It was a short while back that Dale Burgman continued to contemplate the possibility while a small crowd filed out of the Butte High Gym.
For as much as the rest of Montana seems to like to degrade Butte and its recent economic struggles, it sure doesn’t seem to mind letting The Mining City do the work, particularly in regard to the hospitable host assignments.
These duties, associated much with all-star recognitions, are not so much drudgery, but activities welcomed to town with arms spread wide. The East-West Shrine Game football classic is now a traveling road show, due to stop, for the second time, in Butte this summer after The Mining City re-lifted it to exalted status two years ago, drawing record crowds and fund-raising.
The game has regained the importance its beneficiaries deserve.
Weather and wavering turnout numbers ended the Jim Patrick Treasure State Classic softball tournament just prior to last spring and hopes are here that the state’s senior girls will again be accommodated in this sport, preferably in an area such as this that does it so well.
The Southwest Montana Basketball Classic boys’ and girls’ hoops doubleheader at Montana Tech each March has become a promise of good, entertaining ball for the region during its few years of existence.
Class C football players have found an all-star home at Montana Tech every June with former head Oredigger coach Bob Green being a driving, influential force in the honor contest, one that has introduced many a prospect to the good education offered at the campus.
Volleyball, though, languishes. The Class AA girls had just had their senior all-star match and Burgman pondered possibilities. Billings was host to the match for some years before deciding it didn’t want to anymore, Burgman noted. A couple of years ago, it looked defunct with no takers willing to find the time, space or inclination.
Somebody from somewhere else turned to Burgman at a AA meeting and inquired as to whether he thought Butte would be willing to put one on for the girls — on about a week’s notice or so.
Burgman reported back, made calls, and Advantage Butte and local businesses stepped up to not only play host to the match at Butte High, with equal generosity put forth by school district personnel and the city’s volleyball officials pool and table workers, but to also provide the honorees a luncheon and lodging.
More than one smiling parent was heard to mutter something like “Butte came through again,” or “You can count on Butte,” while the evening festivities played out for some of the very best girls’ volleyball players in the state.
Burgman, the Butte High head coach, though wondered about Class A, and Class B and Class C. Havre is one site having tried to organize such an event for the smaller classifications, and with mixed success. For whatever reason, gaining consistency in the effort has been difficult.
The state volleyball tournament has been an all-class production in Bozeman for some years now, similar to the state wrestling meet every year in Billings. Each class gathers its field at its own corner of the Brick Breeden Fieldhouse on the Montana State University campus and four matches are held at a time through the tourney’s championship rounds. The girls can’t help wonder how they’d match up on the same space.
Consistency and decision is what is most needed to reel volleyball to the stage front, Burgman said.

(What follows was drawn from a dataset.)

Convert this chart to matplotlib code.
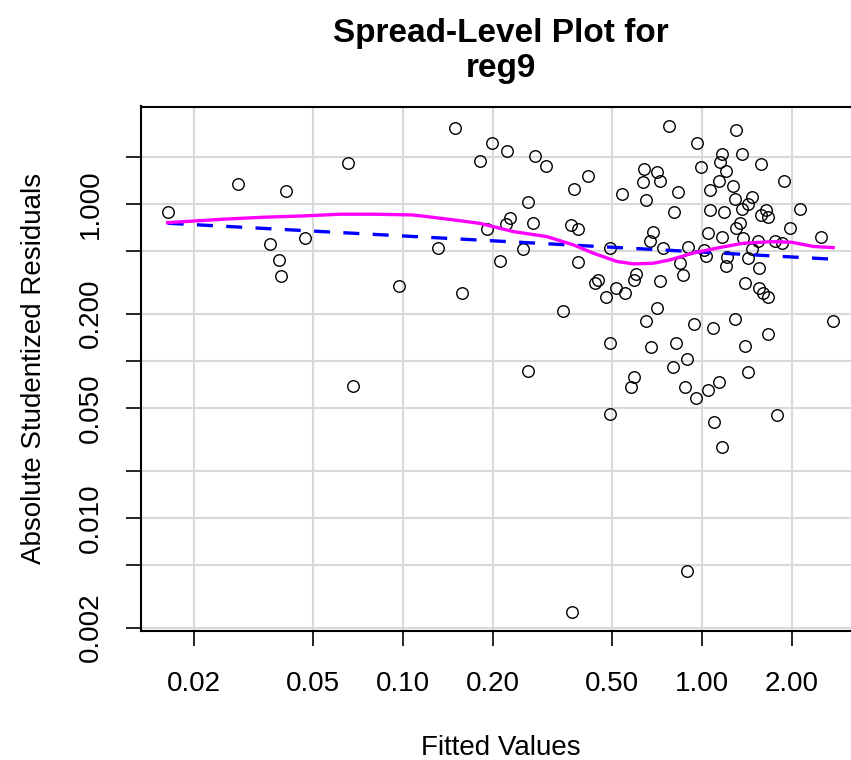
import numpy as np
import matplotlib.pyplot as plt
from matplotlib.ticker import FixedLocator, FixedFormatter, NullLocator

plt.rcParams['font.family'] = ['Liberation Sans', 'DejaVu Sans']

# fitted values and absolute studentized residuals
fitted = [0.0163, 0.0280, 0.0406, 0.0358, 0.0384, 0.0390, 0.0471, 0.0653, 0.0681, 0.0970,
          0.1307, 0.1496, 0.1578, 0.1809, 0.1987, 0.1912, 0.2113, 0.2222, 0.2761, 0.2999,
          0.3721, 0.2611, 0.2274, 0.2205, 0.2725, 0.3655, 0.3852, 0.2508, 0.3852, 0.3437,
          0.2611, 0.775, 1.298, 0.962, 1.169, 1.356, 1.148, 1.576, 1.199, 0.988,
          0.641, 0.706, 0.725, 0.632, 0.415, 0.538, 0.831, 1.136, 1.270, 1.875,
          1.059, 1.285, 1.472, 1.423, 1.357, 0.650, 0.808, 1.059, 1.184, 1.571,
          1.637, 1.660, 2.121, 0.687, 0.668, 0.738, 1.336, 1.303, 1.047, 1.164,
          1.373, 1.535, 1.750, 1.854, 1.962, 2.496, 0.491, 0.899, 1.017, 1.033,
          1.214, 1.199, 1.427, 1.553, 1.468, 0.841, 0.865, 0.599, 0.591, 0.725,
          0.447, 0.438, 0.516, 0.476, 0.553, 1.393, 1.552, 1.602, 1.664, 0.707,
          0.650, 0.940, 1.088, 1.285, 1.663, 2.748, 0.490, 0.677, 0.820, 1.393,
          0.889, 0.797, 1.429, 0.591, 0.577, 0.877, 1.135, 1.047, 0.954, 0.490,
          1.092, 1.783, 1.169, 0.890, 0.3677]
abs_res = [0.885, 1.335, 1.215, 0.559, 0.438, 0.346, 0.605, 1.833, 0.0696, 0.299,
           0.521, 3.05, 0.271, 1.879, 2.457, 0.696, 0.430, 2.169, 2.022, 1.746,
           1.242, 1.025, 0.811, 0.746, 0.751, 0.738, 0.695, 0.519, 0.424, 0.2067,
           0.0868, 3.14, 2.973, 2.457, 2.076, 2.076, 1.844, 1.798, 1.630, 1.713,
           1.666, 1.599, 1.401, 1.375, 1.512, 1.155, 1.187, 1.407, 1.306, 1.407,
           1.219, 1.073, 1.100, 1.003, 0.929, 1.053, 0.887, 0.912, 0.883, 0.851,
           0.920, 0.820, 0.932, 0.666, 0.580, 0.521, 0.754, 0.698, 0.649, 0.616,
           0.607, 0.583, 0.580, 0.560, 0.698, 0.618, 0.521, 0.531, 0.506, 0.464,
           0.458, 0.405, 0.450, 0.389, 0.517, 0.421, 0.353, 0.357, 0.328, 0.321,
           0.330, 0.313, 0.292, 0.257, 0.270, 0.313, 0.293, 0.272, 0.257, 0.2176,
           0.1798, 0.1713, 0.1623, 0.1837, 0.148, 0.1798, 0.1308, 0.1219, 0.1308, 0.1246,
           0.1030, 0.0912, 0.0845, 0.0788, 0.0680, 0.0680, 0.0730, 0.0649, 0.0581, 0.0461,
           0.0409, 0.0451, 0.0283, 0.00462, 0.00253]

# loess smoother (magenta)
smooth_x = [0.0163, 0.0249, 0.0342, 0.0466, 0.0617, 0.0796, 0.1072, 0.1203, 0.1476, 0.1813,
            0.2341, 0.3027, 0.3715, 0.4332, 0.5186, 0.5892, 0.687, 0.781, 0.935, 1.148,
            1.373, 1.708, 1.992, 2.352, 2.744]
smooth_y = [0.760, 0.799, 0.823, 0.839, 0.860, 0.860, 0.851, 0.830, 0.791, 0.751,
            0.666, 0.619, 0.548, 0.485, 0.430, 0.415, 0.419, 0.440, 0.487, 0.528,
            0.562, 0.575, 0.570, 0.536, 0.527]

# spread-level fit: log10(|res|) = a + b*log10(fitted)
fit_intercept = -0.307
fit_slope = -0.103

xticks = [0.02, 0.05, 0.1, 0.2, 0.5, 1, 2]
xticklabels = ['0.02', '0.05', '0.10', '0.20', '0.50', '1.00', '2.00']
yticks = [0.002, 0.005, 0.01, 0.02, 0.05, 0.1, 0.2, 0.5, 1, 2]
yticklabels = ['0.002', '', '0.010', '', '0.050', '', '0.200', '', '1.000', '']

fig = plt.figure(figsize=(8.51, 7.60), dpi=100)
ax = fig.add_axes([141/851, 1 - 631/760, (860 - 141)/851, (631 - 106.5)/760])

ax.set_xscale('log')
ax.set_yscale('log')

lx = np.log10(fitted)
ly = np.log10(abs_res)
dx = 0.04 * (lx.max() - lx.min())
dy = 0.04 * (ly.max() - ly.min())
ax.set_xlim(10**(lx.min() - dx), 10**(lx.max() + dx))
ax.set_ylim(10**(ly.min() - dy), 10**(ly.max() + dy))

ax.grid(True, color='#d9d9d9', lw=1.5, zorder=0)
ax.set_axisbelow(True)

ax.plot(fitted, abs_res, 'o', mfc='none', mec='black', ms=8.3, mew=1.0, zorder=3)

xf = np.array([min(fitted), max(fitted)])
ax.plot(xf, 10**(fit_intercept + fit_slope*np.log10(xf)), color='blue', lw=2.4,
        ls=(0, (4.8, 4)), zorder=4)
ax.plot(smooth_x, smooth_y, color='magenta', lw=2.4, zorder=4)

ax.xaxis.set_major_locator(FixedLocator(xticks))
ax.xaxis.set_major_formatter(FixedFormatter(xticklabels))
ax.xaxis.set_minor_locator(NullLocator())
ax.yaxis.set_major_locator(FixedLocator(yticks))
ax.yaxis.set_major_formatter(FixedFormatter(yticklabels))
ax.yaxis.set_minor_locator(NullLocator())

ax.tick_params(axis='both', length=11, width=1.2, labelsize=20, direction='out')
ax.tick_params(axis='x', pad=18)
ax.tick_params(axis='y', pad=16)
for lab in ax.get_yticklabels():
    lab.set_rotation(90)
    lab.set_va('center')

for s in ax.spines.values():
    s.set_linewidth(1.5)

ax.set_xlabel('Fitted Values', fontsize=20, labelpad=27)
ax.set_ylabel('Absolute Studentized Residuals', fontsize=20, labelpad=22)
ax.set_title('Spread-Level Plot for\nreg9', fontsize=24, fontweight='bold', pad=21)

fig.savefig('out.png', dpi=100)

“Let’s schedule this thing on the Thursday night after the state tournament,” he said, noting a Thursday date in November resolves scheduling conflicts with any other prep championship activity that might be taking place during the time frame. “We should be looking at an AA-A-B-C (participation).”
Maybe do it as a short tourney with each classification forming a team, or do it as a best-of-five match with the top players from all classes divided into two teams, maybe with regional affiliations.
“They’ve been keeping that A-B-C one going,” Burgman said. “Apathy (all around) disappoints me. Let’s don’t take this away from the kids.”
Such a gathering might be magnetic to college scouts, too, the Bulldog coach said. He added that the lack of attention given Montana volleyball players by their own in-state college coaches bothers him. A center stage for displaying the home talent, might be beneficial to the programs as well as the prospects.
Giving such chances is close to Burgman’s heart, but he admitted, too, that he is not so much a fan of the current competitive set-up for prep volleyball in the state. He said he would prefer to see Class AA go to divisional tournaments for advancing qualifiers to a singular state Class AA tourney.
The immensity of the activity of an all-class state tourney as now takes place in Bozeman might create a larger and louder buzz, but each match going on might very well also distract some attention from any of the other three going on at the same time. Each match, each team, each girl warrants its own special place, spotlight, in anything so important as a state tournament, it would seem.
It might be another project to undertake. Saving some all-star status and a place for showcasing such prowess might be of a more immediate concern.
Fellow Montanans might like to tweak our noses a little bit when we’re down, but they also seem to realize we can take it, and, so importantly, that they, too, can count on us.